# [DATA LINES]
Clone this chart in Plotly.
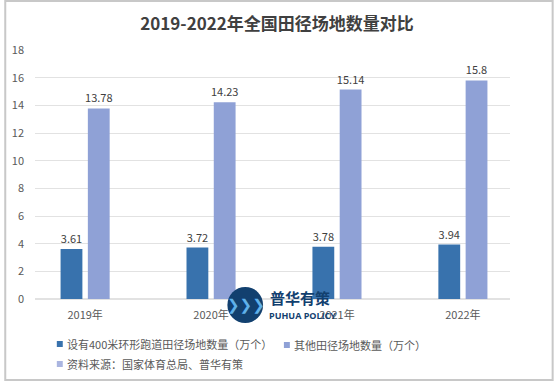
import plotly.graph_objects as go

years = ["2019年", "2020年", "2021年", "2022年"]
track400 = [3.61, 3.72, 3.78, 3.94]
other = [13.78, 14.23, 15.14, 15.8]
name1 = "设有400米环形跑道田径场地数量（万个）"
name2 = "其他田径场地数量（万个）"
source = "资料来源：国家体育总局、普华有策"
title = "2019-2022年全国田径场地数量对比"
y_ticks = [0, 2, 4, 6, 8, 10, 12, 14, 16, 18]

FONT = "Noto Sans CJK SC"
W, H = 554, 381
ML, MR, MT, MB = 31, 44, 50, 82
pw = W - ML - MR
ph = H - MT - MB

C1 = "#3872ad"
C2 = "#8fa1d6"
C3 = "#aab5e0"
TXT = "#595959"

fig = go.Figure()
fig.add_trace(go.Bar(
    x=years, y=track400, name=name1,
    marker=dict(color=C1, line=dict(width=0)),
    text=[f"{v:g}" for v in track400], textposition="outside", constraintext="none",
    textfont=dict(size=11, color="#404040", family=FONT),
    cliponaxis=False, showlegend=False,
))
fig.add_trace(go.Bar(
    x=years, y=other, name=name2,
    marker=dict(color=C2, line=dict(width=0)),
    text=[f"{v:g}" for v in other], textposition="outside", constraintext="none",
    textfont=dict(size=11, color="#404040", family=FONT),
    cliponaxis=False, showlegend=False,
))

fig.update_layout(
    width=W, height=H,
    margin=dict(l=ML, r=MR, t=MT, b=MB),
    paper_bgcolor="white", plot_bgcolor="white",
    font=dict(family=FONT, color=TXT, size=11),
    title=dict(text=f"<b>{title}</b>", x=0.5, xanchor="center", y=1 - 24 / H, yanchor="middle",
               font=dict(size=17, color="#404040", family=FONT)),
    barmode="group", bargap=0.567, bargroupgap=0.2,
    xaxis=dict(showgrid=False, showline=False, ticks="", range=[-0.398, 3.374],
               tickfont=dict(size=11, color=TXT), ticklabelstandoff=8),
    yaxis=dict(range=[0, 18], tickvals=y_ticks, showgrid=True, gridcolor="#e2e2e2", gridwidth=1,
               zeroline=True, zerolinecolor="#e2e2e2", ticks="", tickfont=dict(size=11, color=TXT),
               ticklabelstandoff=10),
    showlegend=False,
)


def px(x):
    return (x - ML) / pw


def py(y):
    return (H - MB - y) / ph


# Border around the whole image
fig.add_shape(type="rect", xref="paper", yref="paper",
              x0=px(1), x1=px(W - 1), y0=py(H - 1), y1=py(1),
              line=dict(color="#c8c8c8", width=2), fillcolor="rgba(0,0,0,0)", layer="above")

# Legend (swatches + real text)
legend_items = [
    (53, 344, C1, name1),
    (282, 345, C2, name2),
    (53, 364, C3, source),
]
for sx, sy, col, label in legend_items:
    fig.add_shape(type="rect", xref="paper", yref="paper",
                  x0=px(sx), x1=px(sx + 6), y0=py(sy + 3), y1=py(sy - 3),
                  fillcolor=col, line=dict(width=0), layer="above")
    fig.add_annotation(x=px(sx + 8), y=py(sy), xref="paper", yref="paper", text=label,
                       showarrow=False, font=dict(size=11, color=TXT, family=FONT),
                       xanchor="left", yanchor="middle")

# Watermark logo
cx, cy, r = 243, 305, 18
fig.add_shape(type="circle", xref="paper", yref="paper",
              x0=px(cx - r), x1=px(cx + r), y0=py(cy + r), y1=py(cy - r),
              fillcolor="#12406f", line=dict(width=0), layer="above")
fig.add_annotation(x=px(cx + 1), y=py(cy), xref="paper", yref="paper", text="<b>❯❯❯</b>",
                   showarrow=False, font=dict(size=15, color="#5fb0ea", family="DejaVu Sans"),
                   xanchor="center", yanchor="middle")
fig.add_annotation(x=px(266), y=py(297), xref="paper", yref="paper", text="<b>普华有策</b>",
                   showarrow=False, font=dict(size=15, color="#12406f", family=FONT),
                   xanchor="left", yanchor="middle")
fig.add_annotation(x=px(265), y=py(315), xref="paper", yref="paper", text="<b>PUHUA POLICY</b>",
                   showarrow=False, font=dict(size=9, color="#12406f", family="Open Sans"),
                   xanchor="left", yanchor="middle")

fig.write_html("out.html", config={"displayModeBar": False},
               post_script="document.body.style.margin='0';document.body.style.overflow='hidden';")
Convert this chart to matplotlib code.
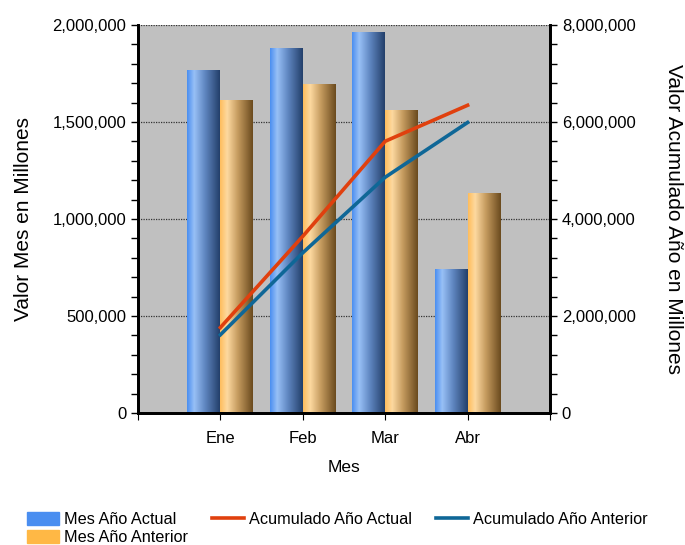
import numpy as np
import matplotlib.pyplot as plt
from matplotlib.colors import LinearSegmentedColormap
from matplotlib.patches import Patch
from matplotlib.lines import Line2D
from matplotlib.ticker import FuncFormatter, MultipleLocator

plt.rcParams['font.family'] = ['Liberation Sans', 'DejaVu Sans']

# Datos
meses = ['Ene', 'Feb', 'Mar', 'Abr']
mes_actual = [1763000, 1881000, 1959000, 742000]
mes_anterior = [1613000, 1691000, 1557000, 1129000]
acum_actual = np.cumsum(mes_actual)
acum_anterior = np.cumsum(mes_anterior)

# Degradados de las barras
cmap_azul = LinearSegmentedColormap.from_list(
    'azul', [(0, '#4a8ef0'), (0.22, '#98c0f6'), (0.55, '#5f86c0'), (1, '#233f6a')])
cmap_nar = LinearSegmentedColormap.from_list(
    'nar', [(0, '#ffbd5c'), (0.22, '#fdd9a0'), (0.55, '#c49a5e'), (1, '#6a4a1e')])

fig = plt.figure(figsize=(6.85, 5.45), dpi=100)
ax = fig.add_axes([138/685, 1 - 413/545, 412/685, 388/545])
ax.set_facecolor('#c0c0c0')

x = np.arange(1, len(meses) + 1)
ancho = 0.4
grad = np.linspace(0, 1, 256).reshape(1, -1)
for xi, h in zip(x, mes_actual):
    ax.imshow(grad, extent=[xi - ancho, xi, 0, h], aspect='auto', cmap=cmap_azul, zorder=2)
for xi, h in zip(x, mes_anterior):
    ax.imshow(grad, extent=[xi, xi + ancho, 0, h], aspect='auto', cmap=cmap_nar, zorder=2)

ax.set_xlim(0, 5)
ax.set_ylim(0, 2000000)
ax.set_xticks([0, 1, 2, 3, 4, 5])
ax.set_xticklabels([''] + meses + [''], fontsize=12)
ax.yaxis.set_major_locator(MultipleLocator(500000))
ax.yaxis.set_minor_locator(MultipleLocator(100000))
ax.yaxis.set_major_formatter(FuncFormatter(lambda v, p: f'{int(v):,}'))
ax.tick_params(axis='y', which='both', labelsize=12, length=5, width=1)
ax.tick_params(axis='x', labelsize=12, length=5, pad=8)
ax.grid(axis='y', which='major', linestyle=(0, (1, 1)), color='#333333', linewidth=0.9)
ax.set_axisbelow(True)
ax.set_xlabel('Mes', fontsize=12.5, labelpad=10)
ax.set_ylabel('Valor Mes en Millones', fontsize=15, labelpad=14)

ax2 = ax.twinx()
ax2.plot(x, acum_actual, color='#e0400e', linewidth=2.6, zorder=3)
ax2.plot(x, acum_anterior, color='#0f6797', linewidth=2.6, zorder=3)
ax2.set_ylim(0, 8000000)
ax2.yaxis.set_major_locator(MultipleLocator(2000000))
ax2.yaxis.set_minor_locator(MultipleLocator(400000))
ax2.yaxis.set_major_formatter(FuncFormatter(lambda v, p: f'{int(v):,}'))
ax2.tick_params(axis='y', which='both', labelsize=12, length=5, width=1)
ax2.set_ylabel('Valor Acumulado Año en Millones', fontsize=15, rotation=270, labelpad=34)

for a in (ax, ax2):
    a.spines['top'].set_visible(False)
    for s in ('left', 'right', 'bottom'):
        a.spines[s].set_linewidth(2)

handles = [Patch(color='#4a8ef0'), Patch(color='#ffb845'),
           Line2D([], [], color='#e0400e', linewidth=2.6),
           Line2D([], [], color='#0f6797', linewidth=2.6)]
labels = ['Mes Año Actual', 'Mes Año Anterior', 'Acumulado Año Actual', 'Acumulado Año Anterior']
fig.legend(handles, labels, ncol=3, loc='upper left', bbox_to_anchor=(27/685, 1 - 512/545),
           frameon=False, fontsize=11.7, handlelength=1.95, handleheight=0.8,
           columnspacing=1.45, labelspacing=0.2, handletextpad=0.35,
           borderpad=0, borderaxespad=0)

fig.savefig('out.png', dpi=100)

# [PROBLEM REQUIREMENTS]
Nothing but the lines from the one with "Convert this chart to matplotlib code." through the one with "acum_anterior = np.cumsum(mes_anterior)" is to be copied, exactly and ends included. Leave pictures out.

# [EXPECTED ANSWER]
Convert this chart to matplotlib code.
import numpy as np
import matplotlib.pyplot as plt
from matplotlib.colors import LinearSegmentedColormap
from matplotlib.patches import Patch
from matplotlib.lines import Line2D
from matplotlib.ticker import FuncFormatter, MultipleLocator

plt.rcParams['font.family'] = ['Liberation Sans', 'DejaVu Sans']

# Datos
meses = ['Ene', 'Feb', 'Mar', 'Abr']
mes_actual = [1763000, 1881000, 1959000, 742000]
mes_anterior = [1613000, 1691000, 1557000, 1129000]
acum_actual = np.cumsum(mes_actual)
acum_anterior = np.cumsum(mes_anterior)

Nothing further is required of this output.